New York Opera Fest 2017: Victor Herbert’s ‘Natoma’ Re-Emerges From Obscurity

By David Salazar

Victor Herbert is best known for his operettas and his powerful impact on the musical theater scene.

But he also wrote an opera that unfortunately never managed to get its rightful place in the repertory. “Natoma” is largely forgotten due to major feuds between Oscar Hammerstein I and the Metropolitan Opera Company.

Now New York audiences will get a chance to learn more about the work on June 6, 2017, as the Victor Herbert Renaissance Project LIVE will showcase a lecture series regarding that dark episode in the composer’s life. The event, entitled “The Politics of American Grand Opera: Hammerstein I, the Met, Natoma, and Victor Herbert,” will take place at the National Opera Center’s Marc A. Scorca Hall at 330 7th Ave, New York, NY.

The presentation will also feature performances from the opera with soprano Sarah Caldwell Smith, soprano Vira Slywotzky, tenor Daniel Greenwood, pianist William Hicks, and artistic director Alyce Mott.

Mott, of course, has been a major champion of Herbert’s music and helped revive “Natoma” in 2014.

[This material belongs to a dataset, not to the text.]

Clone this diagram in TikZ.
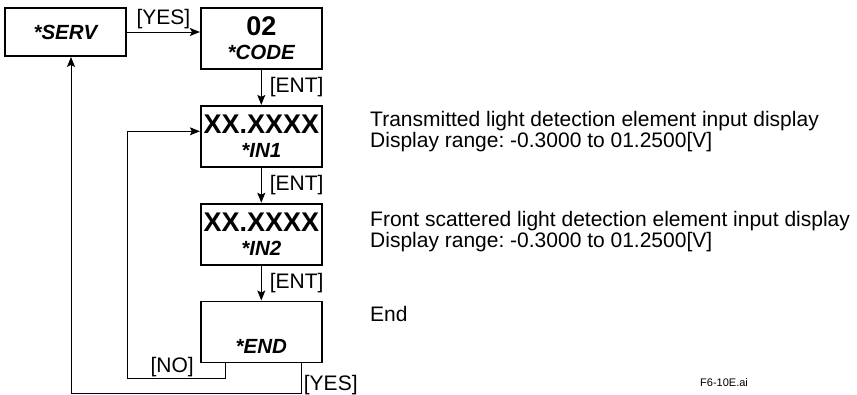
\documentclass[tikz,border=0pt]{standalone}
\usepackage{fontspec}
\setmainfont{Liberation Sans}
\usetikzlibrary{arrows.meta, positioning, calc}
\frenchspacing

\newcommand{\bigdisp}{\fontsize{27}{27}\selectfont\bfseries}
\newcommand{\modelbl}{\fontsize{20.5}{23}\selectfont\bfseries\itshape}

\begin{document}
\begin{tikzpicture}[
                x=1pt, y=-1pt,
                node distance=35pt and 73pt,
                dispbox/.style={rectangle, draw=black, line width=1.8pt, minimum width=121pt, minimum height=61pt, inner sep=0pt, align=center, font=\fontsize{20.5}{24}\selectfont},
                keylbl/.style={font=\fontsize{21}{21}\selectfont, inner sep=3pt},
                note/.style={font=\fontsize{21}{21.5}\selectfont, align=left, anchor=north west, inner sep=0pt},
                arrow/.style={line width=1pt, ->, >={Stealth[length=10pt, width=8pt, inset=2pt]}}
            ]%
            \useasboundingbox (0,0) rectangle (857,394);
            %
            % Display boxes
            \node[dispbox, minimum height=48pt] (serv) at (65.5,32) {\modelbl *SERV};
            \node[dispbox, right=73pt of serv.north east, anchor=north west] (code) {\bigdisp 02\\\modelbl *CODE};
            \node[dispbox, below=of code] (in1) {\bigdisp XX.XXXX\\\modelbl *IN1};
            \node[dispbox, below=of in1] (in2) {\bigdisp XX.XXXX\\\modelbl *IN2};
            \node[dispbox, below=of in2] (end) {\bigdisp\vphantom{X}\\\modelbl *END};
            %
            % Descriptions
            \node[note] (note1) at (370,111) {Transmitted light detection element input display\\Display range: -0.3000 to 01.2500[V]};
            \node[note] (note2) at (370,211) {Front scattered light detection element input display\\Display range: -0.3000 to 01.2500[V]};
            \node[note] (note3) at (370,306) {End};
            \node[font=\fontsize{11}{11}\selectfont, anchor=base west, inner sep=0pt] (fig) at (700,386) {F6-10E.ai};
            %
            % Key flow
            \draw[arrow] (serv.east) -- node[keylbl, above] (yes1) {[YES]} (serv.east -| code.west);
            \draw[arrow] (code) -- node[keylbl, right, xshift=5pt] (ent1) {[ENT]} (in1);
            \draw[arrow] (in1) -- node[keylbl, right, xshift=5pt] (ent2) {[ENT]} (in2);
            \draw[arrow] (in2) -- node[keylbl, right, xshift=5pt] (ent3) {[ENT]} (end);
            %
            % Return paths
            \coordinate (noout) at ([xshift=26pt]end.south west);
            \coordinate (nocorner) at (127,378);
            \coordinate (noin) at ([yshift=5pt]in1.west);
            \draw[arrow] (noout) |- (nocorner) |- (noin);
            \node[keylbl, anchor=north east, inner sep=0pt] (nolbl) at ([xshift=-32pt, yshift=6pt]noout) {[NO]};
            %
            \coordinate (yesout) at ([xshift=-21pt]end.south east);
            \coordinate (yescorner) at (71,393);
            \draw[arrow] (yesout) |- (yescorner) -- (yescorner |- serv.south);
            \node[keylbl, anchor=north west, inner sep=0pt] (yes2) at ([xshift=2pt, yshift=-12pt]yesout) {[YES]};
        \end{tikzpicture}
\end{document}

“We did it exactly the way he wrote it,” she stated in an interview with OperaWire. “We realized that we had just heard a miracle. I had people come up to me from Rodgers and Hammerstein and several other sources tell me that it was the most important moment of their musical lives.”

The Victor Herbert Renaissance Project LIVE is dedicated to putting on performances of the composer’s operettas. The company recently premiered its own orchestration for a production of “Eileen.”